[OBJECTIVE]:
Copy out each line exactly; pictures stay out of the copy.

[GIVEN DATA]:
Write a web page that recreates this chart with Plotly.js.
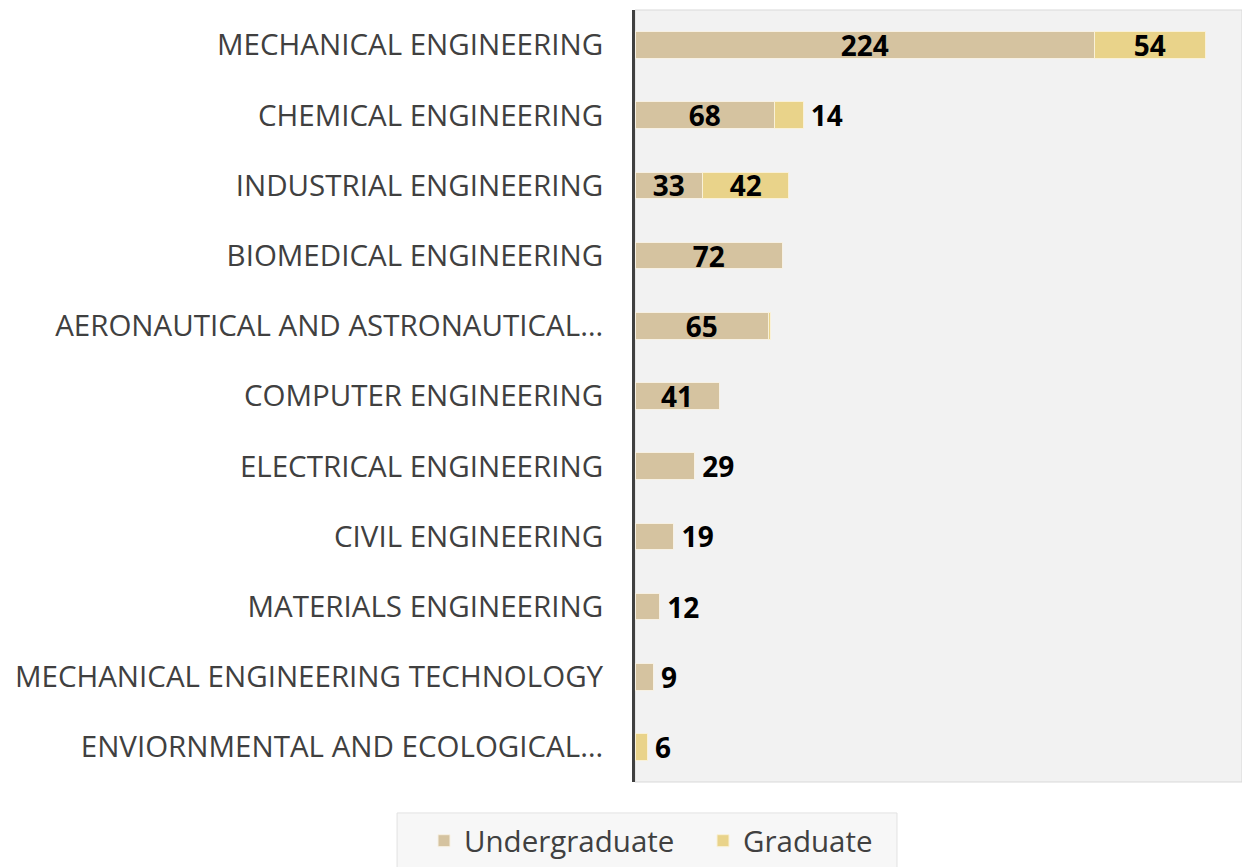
<!DOCTYPE html>
<html>
<head>
<meta charset="utf-8">
<script src="https://cdn.plot.ly/plotly-3.0.1.min.js"></script>
<style>html,body{margin:0;padding:0;background:#fff;}#chart{width:1242px;height:867px;}</style>
</head>
<body>
<div id="chart"></div>
<script>
const categories = [
  "MECHANICAL ENGINEERING",
  "CHEMICAL ENGINEERING",
  "INDUSTRIAL ENGINEERING",
  "BIOMEDICAL ENGINEERING",
  "AERONAUTICAL AND ASTRONAUTICAL…",
  "COMPUTER ENGINEERING",
  "ELECTRICAL ENGINEERING",
  "CIVIL ENGINEERING",
  "MATERIALS ENGINEERING",
  "MECHANICAL ENGINEERING TECHNOLOGY",
  "ENVIORNMENTAL AND ECOLOGICAL…"
];
const undergraduate = [224, 68, 33, 72, 65, 41, 29, 19, 12, 9, null];
const graduate      = [54, 14, 42, null, 1, null, null, null, null, null, 6];
const undergradLabelPos = ["inside","inside","inside","inside","inside","inside","outside","outside","outside","outside","none"];
const gradLabelPos      = ["inside","outside","inside","none","none","none","none","none","none","none","outside"];

const labelFont = {family: "Open Sans, sans-serif", size: 28, color: "#000000", weight: "bold"};

function labelText(v, pos) {
  if (v == null || pos === "none") return "";
  return pos === "outside" ? "\u2009<b>" + v + "</b>" : "<b>" + v + "</b>";
}

const traces = [
  {
    type: "bar", orientation: "h", name: "Undergraduate",
    y: categories, x: undergraduate,
    text: undergraduate.map((v, i) => labelText(v, undergradLabelPos[i])),
    textposition: undergradLabelPos, textangle: 0,
    insidetextanchor: "middle",
    textfont: labelFont, insidetextfont: labelFont, outsidetextfont: labelFont,
    constraintext: "none", cliponaxis: false,
    marker: {color: "#d5c3a0", line: {color: "#f7f1e4", width: 1}},
    hoverinfo: "skip"
  },
  {
    type: "bar", orientation: "h", name: "Graduate",
    y: categories, x: graduate,
    text: graduate.map((v, i) => labelText(v, gradLabelPos[i])),
    textposition: gradLabelPos, textangle: 0,
    insidetextanchor: "middle",
    textfont: labelFont, insidetextfont: labelFont, outsidetextfont: labelFont,
    constraintext: "none", cliponaxis: false,
    marker: {color: "#e9d38a", line: {color: "#f9f1d8", width: 1}},
    hoverinfo: "skip"
  }
];

const layout = {
  width: 1242, height: 867,
  barmode: "stack",
  bargap: 0.62,
  paper_bgcolor: "#ffffff",
  plot_bgcolor: "#f2f2f2",
  margin: {l: 635, r: 0, t: 10, b: 84, pad: 0},
  font: {family: "Open Sans, sans-serif", color: "#404040"},
  xaxis: {
    range: [0, 296], showgrid: false, zeroline: false, showticklabels: false,
    showline: false, ticks: ""
  },
  yaxis: {
    type: "category", autorange: "reversed",
    showgrid: false, zeroline: false,
    showline: true, linecolor: "#404040", linewidth: 3,
    ticks: "outside", ticklen: 23, tickcolor: "rgba(0,0,0,0)",
    tickfont: {family: "Open Sans, sans-serif", size: 29.5, color: "#404040"}
  },
  showlegend: true,
  legend: {
    orientation: "h",
    x: -0.3476, xanchor: "left",
    y: -0.043, yanchor: "top",
    bgcolor: "rgba(0,0,0,0)", borderwidth: 0,
    font: {family: "Open Sans, sans-serif", size: 29.5, color: "#404040"},
    traceorder: "normal",
    entrywidth: 234
  },
  shapes: [
    {
      type: "rect", xref: "paper", yref: "paper", x0: 0, x1: 1, y0: 0, y1: 1,
      line: {color: "#d9d9d9", width: 1}, layer: "below"
    },
    {
      type: "rect", xref: "paper", yref: "paper", x0: -0.392, x1: 0.4316, y0: -0.115, y1: -0.0401,
      fillcolor: "#f7f7f7", line: {color: "#e2e2e2", width: 1}, layer: "below"
    }
  ]
};

Plotly.newPlot("chart", traces, layout, {displayModeBar: false, staticPlot: true});
</script>
</body>
</html>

[WRITTEN REPLY]:
Write a web page that recreates this chart with Plotly.js.
<!DOCTYPE html>
<html>
<head>
<meta charset="utf-8">
<script src="https://cdn.plot.ly/plotly-3.0.1.min.js"></script>
<style>html,body{margin:0;padding:0;background:#fff;}#chart{width:1242px;height:867px;}</style>
</head>
<body>
<div id="chart"></div>
<script>
const categories = [
  "MECHANICAL ENGINEERING",
  "CHEMICAL ENGINEERING",
  "INDUSTRIAL ENGINEERING",
  "BIOMEDICAL ENGINEERING",
  "AERONAUTICAL AND ASTRONAUTICAL…",
  "COMPUTER ENGINEERING",
  "ELECTRICAL ENGINEERING",
  "CIVIL ENGINEERING",
  "MATERIALS ENGINEERING",
  "MECHANICAL ENGINEERING TECHNOLOGY",
  "ENVIORNMENTAL AND ECOLOGICAL…"
];
const undergraduate = [224, 68, 33, 72, 65, 41, 29, 19, 12, 9, null];
const graduate      = [54, 14, 42, null, 1, null, null, null, null, null, 6];
const undergradLabelPos = ["inside","inside","inside","inside","inside","inside","outside","outside","outside","outside","none"];
const gradLabelPos      = ["inside","outside","inside","none","none","none","none","none","none","none","outside"];

const labelFont = {family: "Open Sans, sans-serif", size: 28, color: "#000000", weight: "bold"};

function labelText(v, pos) {
  if (v == null || pos === "none") return "";
  return pos === "outside" ? "\u2009<b>" + v + "</b>" : "<b>" + v + "</b>";
}

const traces = [
  {
    type: "bar", orientation: "h", name: "Undergraduate",
    y: categories, x: undergraduate,
    text: undergraduate.map((v, i) => labelText(v, undergradLabelPos[i])),
    textposition: undergradLabelPos, textangle: 0,
    insidetextanchor: "middle",
    textfont: labelFont, insidetextfont: labelFont, outsidetextfont: labelFont,
    constraintext: "none", cliponaxis: false,
    marker: {color: "#d5c3a0", line: {color: "#f7f1e4", width: 1}},
    hoverinfo: "skip"
  },
  {
    type: "bar", orientation: "h", name: "Graduate",
    y: categories, x: graduate,
    text: graduate.map((v, i) => labelText(v, gradLabelPos[i])),
    textposition: gradLabelPos, textangle: 0,
    insidetextanchor: "middle",
    textfont: labelFont, insidetextfont: labelFont, outsidetextfont: labelFont,
    constraintext: "none", cliponaxis: false,
    marker: {color: "#e9d38a", line: {color: "#f9f1d8", width: 1}},
    hoverinfo: "skip"
  }
];

const layout = {
  width: 1242, height: 867,
  barmode: "stack",
  bargap: 0.62,
  paper_bgcolor: "#ffffff",
  plot_bgcolor: "#f2f2f2",
  margin: {l: 635, r: 0, t: 10, b: 84, pad: 0},
  font: {family: "Open Sans, sans-serif", color: "#404040"},
  xaxis: {
    range: [0, 296], showgrid: false, zeroline: false, showticklabels: false,
    showline: false, ticks: ""
  },
  yaxis: {
    type: "category", autorange: "reversed",
    showgrid: false, zeroline: false,
    showline: true, linecolor: "#404040", linewidth: 3,
    ticks: "outside", ticklen: 23, tickcolor: "rgba(0,0,0,0)",
    tickfont: {family: "Open Sans, sans-serif", size: 29.5, color: "#404040"}
  },
  showlegend: true,
  legend: {
    orientation: "h",
    x: -0.3476, xanchor: "left",
    y: -0.043, yanchor: "top",
    bgcolor: "rgba(0,0,0,0)", borderwidth: 0,
    font: {family: "Open Sans, sans-serif", size: 29.5, color: "#404040"},
    traceorder: "normal",
    entrywidth: 234
  },
  shapes: [
    {
      type: "rect", xref: "paper", yref: "paper", x0: 0, x1: 1, y0: 0, y1: 1,
      line: {color: "#d9d9d9", width: 1}, layer: "below"
    },
    {
      type: "rect", xref: "paper", yref: "paper", x0: -0.392, x1: 0.4316, y0: -0.115, y1: -0.0401,
      fillcolor: "#f7f7f7", line: {color: "#e2e2e2", width: 1}, layer: "below"
    }
  ]
};

Plotly.newPlot("chart", traces, layout, {displayModeBar: false, staticPlot: true});
</script>
</body>
</html>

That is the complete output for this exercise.